Mas o Instituto Nuvem optou por oferecer assistência social sem alojamento e serviço de convivência e fortalecimento de vínculos, dando sequência ao trabalho realizado pelo Educandário.

“O que fazemos hoje não tem nada a ver com o Educandário, mas é o mesmo serviço que era feito pelas freiras para essa faixa etária”, explica Sheila.

A expectativa da coordenadora para 2020 é estruturar a arrecadação financeira por meio de parcerias com empresas e a iniciativa privada para ampliar o atendimento.

O Instituto Nuvem pretende participar do chamamento realizado pela prefeitura e previsto em edital publicado em novembro para receber recursos municipais destinados a entidades sociais.

“Não temos previsão ainda de recursos municipais, estamos cadastrados como entidade que oferece serviço de convivência e fortalecimento de vínculos e vamos tentar captar recursos”, explica Sheila.

Entre os projetos prioritários para o próximo ano, destacam-se ações de apoio às famílias desestruturadas em consequência do tráfico e uso de drogas. “O tráfico é um problema sério, com o qual tenho uma preocupação pessoal”, afirma.

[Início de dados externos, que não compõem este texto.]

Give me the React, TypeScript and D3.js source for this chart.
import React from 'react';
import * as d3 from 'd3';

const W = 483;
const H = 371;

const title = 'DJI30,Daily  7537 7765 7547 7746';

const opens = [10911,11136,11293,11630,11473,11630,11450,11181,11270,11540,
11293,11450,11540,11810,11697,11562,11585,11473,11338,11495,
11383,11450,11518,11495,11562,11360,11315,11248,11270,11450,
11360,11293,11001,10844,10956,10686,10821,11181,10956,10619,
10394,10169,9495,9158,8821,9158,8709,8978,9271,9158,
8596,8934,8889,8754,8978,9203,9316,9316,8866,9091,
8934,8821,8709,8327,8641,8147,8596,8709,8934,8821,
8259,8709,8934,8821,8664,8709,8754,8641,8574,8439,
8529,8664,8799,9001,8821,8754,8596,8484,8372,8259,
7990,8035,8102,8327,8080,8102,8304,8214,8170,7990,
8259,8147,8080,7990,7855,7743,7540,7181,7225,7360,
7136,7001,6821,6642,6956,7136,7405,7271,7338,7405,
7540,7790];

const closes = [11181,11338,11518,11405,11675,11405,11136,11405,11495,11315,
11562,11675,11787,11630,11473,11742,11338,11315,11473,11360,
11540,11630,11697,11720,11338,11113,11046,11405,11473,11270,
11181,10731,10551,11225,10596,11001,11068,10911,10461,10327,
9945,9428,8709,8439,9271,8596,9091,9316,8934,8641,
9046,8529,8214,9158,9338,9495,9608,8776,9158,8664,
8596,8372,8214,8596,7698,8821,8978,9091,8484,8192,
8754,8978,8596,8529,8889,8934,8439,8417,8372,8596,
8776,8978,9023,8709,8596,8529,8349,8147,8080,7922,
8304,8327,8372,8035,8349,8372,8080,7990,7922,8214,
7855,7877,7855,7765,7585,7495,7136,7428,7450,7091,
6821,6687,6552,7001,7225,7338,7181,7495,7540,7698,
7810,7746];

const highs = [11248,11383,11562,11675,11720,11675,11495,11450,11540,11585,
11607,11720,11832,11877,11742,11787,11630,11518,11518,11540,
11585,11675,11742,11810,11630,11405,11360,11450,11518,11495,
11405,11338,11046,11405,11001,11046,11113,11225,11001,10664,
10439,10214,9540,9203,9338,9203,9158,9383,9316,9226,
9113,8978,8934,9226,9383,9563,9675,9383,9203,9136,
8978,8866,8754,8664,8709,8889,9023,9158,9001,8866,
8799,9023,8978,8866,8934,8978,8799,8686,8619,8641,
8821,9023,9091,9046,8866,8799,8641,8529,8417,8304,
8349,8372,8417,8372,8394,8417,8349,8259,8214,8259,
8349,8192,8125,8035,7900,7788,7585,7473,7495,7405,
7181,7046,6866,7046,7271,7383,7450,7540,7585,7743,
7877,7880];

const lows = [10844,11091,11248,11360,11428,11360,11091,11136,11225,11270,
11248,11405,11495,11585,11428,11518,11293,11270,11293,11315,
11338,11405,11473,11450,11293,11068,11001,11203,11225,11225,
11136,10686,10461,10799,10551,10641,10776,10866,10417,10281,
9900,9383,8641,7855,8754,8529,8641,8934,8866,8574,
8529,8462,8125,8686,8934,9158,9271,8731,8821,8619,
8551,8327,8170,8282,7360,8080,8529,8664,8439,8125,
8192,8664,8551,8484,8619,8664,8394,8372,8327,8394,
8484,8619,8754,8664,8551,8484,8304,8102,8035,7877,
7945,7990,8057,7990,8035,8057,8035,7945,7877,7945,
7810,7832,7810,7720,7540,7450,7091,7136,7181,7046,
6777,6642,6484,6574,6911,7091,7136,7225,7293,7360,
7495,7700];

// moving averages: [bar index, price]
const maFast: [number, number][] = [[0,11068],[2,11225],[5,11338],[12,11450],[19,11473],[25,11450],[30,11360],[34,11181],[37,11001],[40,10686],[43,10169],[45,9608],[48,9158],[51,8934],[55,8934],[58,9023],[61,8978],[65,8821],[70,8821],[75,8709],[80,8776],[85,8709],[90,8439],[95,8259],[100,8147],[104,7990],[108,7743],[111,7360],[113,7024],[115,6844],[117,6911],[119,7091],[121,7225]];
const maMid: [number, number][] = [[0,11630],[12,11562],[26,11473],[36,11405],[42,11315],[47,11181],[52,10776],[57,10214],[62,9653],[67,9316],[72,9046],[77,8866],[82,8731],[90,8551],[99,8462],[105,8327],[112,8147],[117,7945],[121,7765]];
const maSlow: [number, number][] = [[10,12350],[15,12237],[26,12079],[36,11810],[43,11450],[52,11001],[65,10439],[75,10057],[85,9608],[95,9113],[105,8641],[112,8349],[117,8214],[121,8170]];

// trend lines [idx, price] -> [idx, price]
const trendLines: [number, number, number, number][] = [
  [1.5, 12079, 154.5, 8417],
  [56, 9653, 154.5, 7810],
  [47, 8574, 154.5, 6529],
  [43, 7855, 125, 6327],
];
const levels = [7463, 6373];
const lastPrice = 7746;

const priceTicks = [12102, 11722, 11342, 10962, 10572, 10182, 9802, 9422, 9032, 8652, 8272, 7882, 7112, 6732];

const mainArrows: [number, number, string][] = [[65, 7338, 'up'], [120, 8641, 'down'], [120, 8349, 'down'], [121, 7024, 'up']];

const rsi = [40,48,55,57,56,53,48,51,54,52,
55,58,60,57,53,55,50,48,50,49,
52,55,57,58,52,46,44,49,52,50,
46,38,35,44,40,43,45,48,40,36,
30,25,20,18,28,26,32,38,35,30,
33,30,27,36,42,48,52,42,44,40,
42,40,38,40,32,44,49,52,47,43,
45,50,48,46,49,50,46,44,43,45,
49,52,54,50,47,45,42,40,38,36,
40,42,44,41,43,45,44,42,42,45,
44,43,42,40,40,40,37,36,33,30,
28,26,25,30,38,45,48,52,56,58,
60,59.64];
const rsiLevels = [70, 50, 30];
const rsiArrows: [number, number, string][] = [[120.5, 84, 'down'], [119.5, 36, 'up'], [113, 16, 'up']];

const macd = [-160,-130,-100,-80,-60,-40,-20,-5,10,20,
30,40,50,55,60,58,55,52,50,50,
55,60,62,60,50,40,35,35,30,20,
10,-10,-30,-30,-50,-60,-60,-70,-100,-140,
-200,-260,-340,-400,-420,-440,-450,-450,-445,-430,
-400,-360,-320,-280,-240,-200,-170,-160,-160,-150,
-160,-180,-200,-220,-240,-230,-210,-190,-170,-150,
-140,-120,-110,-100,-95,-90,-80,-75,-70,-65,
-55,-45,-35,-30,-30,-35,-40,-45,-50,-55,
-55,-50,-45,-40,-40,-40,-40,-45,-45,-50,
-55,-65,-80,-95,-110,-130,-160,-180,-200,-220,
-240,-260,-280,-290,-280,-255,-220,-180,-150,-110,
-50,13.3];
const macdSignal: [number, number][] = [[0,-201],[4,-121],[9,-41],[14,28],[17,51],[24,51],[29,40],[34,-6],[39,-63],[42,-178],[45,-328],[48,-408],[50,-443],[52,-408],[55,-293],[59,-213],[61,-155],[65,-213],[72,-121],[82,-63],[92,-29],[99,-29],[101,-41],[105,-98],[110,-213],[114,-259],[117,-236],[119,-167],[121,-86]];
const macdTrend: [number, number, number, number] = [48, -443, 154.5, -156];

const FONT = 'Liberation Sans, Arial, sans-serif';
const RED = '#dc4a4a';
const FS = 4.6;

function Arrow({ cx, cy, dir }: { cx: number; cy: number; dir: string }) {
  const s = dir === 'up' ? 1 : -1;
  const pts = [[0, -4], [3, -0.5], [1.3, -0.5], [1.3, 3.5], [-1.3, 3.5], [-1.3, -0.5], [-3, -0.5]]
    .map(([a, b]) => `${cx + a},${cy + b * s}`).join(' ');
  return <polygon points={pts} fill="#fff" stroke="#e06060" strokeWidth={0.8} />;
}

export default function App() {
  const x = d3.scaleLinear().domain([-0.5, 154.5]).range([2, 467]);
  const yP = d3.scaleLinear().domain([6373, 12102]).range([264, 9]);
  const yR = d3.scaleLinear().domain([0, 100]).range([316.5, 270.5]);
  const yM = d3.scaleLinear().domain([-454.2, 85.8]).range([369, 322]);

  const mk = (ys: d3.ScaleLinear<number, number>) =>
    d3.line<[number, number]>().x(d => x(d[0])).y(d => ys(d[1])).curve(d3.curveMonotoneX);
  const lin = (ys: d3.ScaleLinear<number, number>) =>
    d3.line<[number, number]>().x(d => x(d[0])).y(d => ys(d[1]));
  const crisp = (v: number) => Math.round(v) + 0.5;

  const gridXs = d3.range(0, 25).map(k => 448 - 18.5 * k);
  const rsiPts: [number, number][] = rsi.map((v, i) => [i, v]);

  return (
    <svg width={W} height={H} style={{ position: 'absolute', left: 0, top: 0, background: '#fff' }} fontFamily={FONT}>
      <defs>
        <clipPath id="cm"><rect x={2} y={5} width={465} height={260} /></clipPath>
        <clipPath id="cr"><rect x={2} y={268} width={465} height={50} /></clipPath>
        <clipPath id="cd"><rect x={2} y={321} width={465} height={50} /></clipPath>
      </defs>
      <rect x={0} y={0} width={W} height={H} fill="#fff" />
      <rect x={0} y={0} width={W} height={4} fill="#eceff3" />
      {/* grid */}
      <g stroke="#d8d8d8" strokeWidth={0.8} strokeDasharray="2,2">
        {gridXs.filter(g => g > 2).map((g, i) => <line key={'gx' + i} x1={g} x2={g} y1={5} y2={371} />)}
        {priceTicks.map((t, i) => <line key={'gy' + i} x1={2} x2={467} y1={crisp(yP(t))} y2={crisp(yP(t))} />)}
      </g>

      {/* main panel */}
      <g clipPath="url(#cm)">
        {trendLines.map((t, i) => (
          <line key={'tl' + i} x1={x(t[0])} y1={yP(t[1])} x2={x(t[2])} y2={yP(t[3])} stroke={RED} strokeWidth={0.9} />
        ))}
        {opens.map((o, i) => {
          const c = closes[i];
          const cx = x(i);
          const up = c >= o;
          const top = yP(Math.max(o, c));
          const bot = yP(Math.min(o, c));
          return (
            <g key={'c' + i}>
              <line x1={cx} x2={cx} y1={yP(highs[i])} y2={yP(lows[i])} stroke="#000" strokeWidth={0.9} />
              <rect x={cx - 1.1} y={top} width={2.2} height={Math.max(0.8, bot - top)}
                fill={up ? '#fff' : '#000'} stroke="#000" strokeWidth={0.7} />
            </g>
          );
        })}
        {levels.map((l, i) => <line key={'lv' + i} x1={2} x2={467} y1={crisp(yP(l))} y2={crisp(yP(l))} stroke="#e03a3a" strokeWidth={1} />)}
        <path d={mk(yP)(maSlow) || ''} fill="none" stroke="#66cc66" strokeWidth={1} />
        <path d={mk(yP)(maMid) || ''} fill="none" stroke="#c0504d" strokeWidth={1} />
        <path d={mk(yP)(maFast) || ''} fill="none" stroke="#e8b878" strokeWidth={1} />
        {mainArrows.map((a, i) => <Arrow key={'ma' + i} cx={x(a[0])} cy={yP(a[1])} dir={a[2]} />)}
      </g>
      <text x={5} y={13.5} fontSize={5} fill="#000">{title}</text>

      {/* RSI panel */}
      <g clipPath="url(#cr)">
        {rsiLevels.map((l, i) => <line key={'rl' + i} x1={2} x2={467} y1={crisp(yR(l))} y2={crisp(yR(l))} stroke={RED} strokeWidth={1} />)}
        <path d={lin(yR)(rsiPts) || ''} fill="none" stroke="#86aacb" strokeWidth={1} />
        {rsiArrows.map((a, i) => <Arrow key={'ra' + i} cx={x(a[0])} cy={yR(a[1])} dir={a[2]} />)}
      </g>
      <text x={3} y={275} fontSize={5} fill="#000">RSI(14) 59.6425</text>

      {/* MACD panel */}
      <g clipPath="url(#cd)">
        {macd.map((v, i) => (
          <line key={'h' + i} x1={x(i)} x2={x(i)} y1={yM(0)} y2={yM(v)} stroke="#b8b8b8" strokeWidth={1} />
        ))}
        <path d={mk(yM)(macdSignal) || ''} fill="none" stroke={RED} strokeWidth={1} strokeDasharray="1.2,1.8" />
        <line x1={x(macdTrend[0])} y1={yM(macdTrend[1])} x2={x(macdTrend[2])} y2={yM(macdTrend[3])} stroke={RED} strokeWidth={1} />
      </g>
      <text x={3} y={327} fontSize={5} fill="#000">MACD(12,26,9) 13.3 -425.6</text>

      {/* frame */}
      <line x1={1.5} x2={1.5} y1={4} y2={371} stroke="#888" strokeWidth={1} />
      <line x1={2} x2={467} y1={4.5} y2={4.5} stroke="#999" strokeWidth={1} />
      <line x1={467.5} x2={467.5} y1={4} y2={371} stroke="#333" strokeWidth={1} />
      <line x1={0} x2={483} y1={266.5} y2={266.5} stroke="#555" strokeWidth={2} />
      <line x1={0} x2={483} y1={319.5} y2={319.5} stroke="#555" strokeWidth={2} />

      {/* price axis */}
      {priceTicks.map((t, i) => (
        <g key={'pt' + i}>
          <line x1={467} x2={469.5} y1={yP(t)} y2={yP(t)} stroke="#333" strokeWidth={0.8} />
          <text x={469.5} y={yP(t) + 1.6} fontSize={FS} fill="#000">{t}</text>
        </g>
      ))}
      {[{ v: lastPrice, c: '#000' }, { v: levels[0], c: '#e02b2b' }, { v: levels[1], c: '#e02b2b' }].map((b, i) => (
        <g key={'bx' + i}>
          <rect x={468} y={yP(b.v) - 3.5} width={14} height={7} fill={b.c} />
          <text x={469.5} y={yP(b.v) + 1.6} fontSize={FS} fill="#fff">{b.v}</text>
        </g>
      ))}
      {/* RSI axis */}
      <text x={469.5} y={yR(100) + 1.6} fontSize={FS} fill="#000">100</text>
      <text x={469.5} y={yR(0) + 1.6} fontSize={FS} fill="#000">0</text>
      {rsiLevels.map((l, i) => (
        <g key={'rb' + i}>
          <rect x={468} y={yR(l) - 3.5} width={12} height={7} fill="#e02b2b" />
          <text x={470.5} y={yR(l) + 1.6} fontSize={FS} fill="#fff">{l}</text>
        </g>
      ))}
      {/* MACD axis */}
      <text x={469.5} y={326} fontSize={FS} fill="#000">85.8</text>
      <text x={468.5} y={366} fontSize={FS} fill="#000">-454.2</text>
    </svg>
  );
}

Ela tem observado que há aumento do encarceramento de pais e mães de crianças não só de Serra Negra. Em cidades vizinhas esse também tem sido o principal fator de desestruturação e alteração da dinâmica familiar.

“Ter pai ou mãe preso está cada vez mais comum e as visitas aos presídios estão virando passeio de fim de semana das crianças”, constata.

Há vans, segundo ela, que saem dos municípios da região nos finais de semana lotadas de mulheres e crianças. 

“A normalização dessa situação é que preocupa, porque tudo o que a criança já vê dentro de casa está virando rotina”, conclui.